**Stated exercise**
Lines that contain "this" are to be counted; give only their number.

================

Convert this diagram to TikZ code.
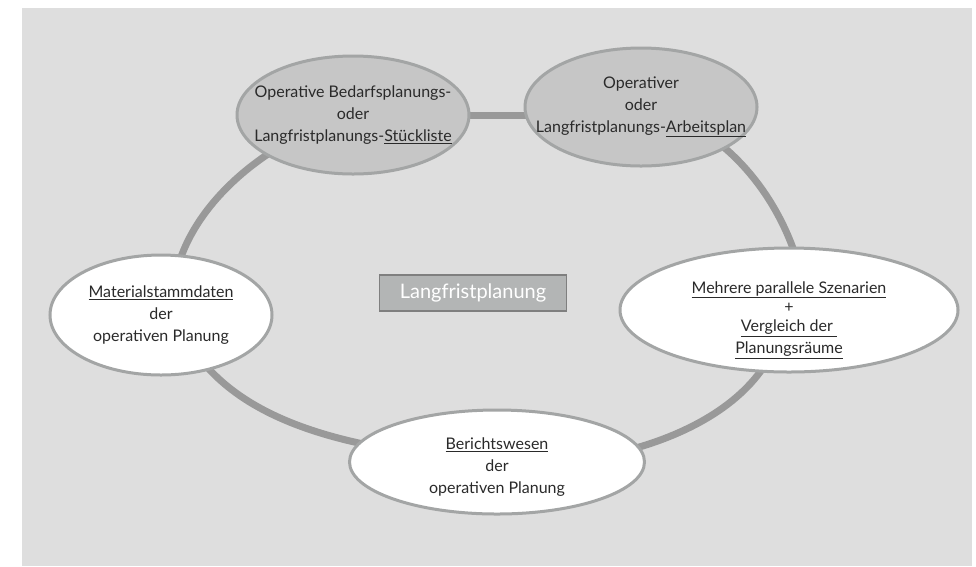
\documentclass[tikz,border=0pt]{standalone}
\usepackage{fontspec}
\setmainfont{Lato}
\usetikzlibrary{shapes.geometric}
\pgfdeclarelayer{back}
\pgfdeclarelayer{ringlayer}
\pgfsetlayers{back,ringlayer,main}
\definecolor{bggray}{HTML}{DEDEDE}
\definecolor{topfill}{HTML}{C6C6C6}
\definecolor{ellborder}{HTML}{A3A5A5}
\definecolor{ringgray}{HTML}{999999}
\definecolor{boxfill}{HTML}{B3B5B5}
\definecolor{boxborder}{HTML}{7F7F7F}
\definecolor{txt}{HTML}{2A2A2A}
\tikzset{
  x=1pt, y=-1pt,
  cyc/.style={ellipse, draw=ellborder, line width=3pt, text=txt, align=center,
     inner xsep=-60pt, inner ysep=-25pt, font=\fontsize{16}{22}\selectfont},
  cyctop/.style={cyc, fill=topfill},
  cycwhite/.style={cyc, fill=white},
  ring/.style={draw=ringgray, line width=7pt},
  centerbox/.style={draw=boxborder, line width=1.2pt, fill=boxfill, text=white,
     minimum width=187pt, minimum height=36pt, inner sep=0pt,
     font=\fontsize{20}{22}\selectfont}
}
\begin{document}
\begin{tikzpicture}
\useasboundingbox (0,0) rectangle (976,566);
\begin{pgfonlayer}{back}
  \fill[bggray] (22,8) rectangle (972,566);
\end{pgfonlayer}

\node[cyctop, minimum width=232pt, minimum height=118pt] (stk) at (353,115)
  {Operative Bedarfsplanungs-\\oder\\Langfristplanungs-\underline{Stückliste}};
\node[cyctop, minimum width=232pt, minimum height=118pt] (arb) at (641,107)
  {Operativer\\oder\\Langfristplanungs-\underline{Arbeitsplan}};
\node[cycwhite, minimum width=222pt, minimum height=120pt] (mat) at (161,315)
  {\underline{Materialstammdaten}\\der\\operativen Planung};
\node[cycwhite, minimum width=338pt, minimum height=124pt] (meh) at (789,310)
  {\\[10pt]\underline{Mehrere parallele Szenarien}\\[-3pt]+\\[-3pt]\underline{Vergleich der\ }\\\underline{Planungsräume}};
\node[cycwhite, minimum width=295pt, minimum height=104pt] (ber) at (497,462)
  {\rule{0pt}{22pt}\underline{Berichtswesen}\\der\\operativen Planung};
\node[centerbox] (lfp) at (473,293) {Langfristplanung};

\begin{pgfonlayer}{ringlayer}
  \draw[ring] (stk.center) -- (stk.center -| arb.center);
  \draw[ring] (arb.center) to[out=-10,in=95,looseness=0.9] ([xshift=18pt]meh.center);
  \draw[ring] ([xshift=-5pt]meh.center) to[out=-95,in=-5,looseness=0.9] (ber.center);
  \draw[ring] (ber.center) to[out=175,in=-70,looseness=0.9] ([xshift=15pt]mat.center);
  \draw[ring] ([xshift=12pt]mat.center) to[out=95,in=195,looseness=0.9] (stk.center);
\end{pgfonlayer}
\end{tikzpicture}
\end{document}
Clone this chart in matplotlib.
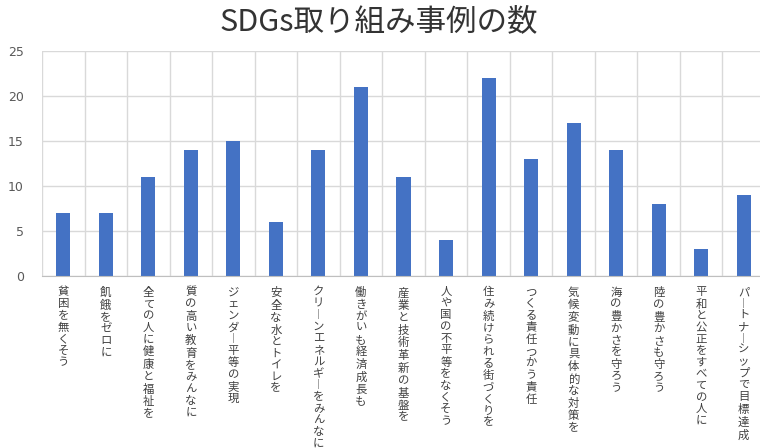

================

**The reply**
2